Assembly time. Easy enough. This time I filled the dosa and then carefully folded them back on themselves. Put the seam side down on the plate. Top with gunpowder chutney, your cucumber mint raita, and finally a little cilantro for freshness and color.


As much as I dragged my feet and pounded my fists about a Vegan challenge, this turned out really well. I think that Indians have figured out how to eat meatless much better than people in the rest of the world. Nothing in this meal is trying to be something else. No tofurkey, bean sausage, or anything else imitation. The second, vegetarian version was something I will probably make again.
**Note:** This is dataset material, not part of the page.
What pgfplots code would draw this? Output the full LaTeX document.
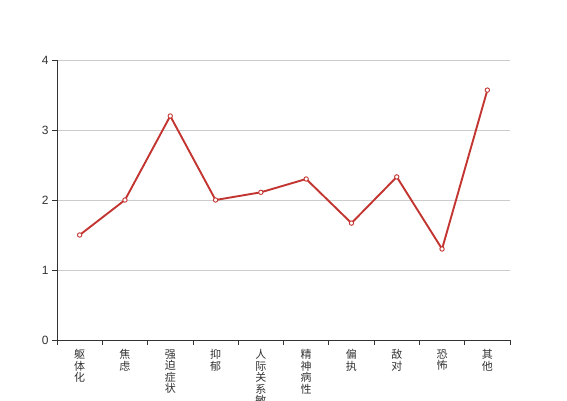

I actually pride myself on being somewhat a caveman. Killing an animal and cooking it over an open fire is a spiritual thing for me. That being said, those that choose a vegetarian or vegan diet for religious reasons have my respect.
Thank you Debyi for a very interesting challenge. Not only did you challenge my kitchen skills but also my thinking in many ways. Every single month, Daring Cooks teaches me something new. Most of the time it has very little to do with the recipe.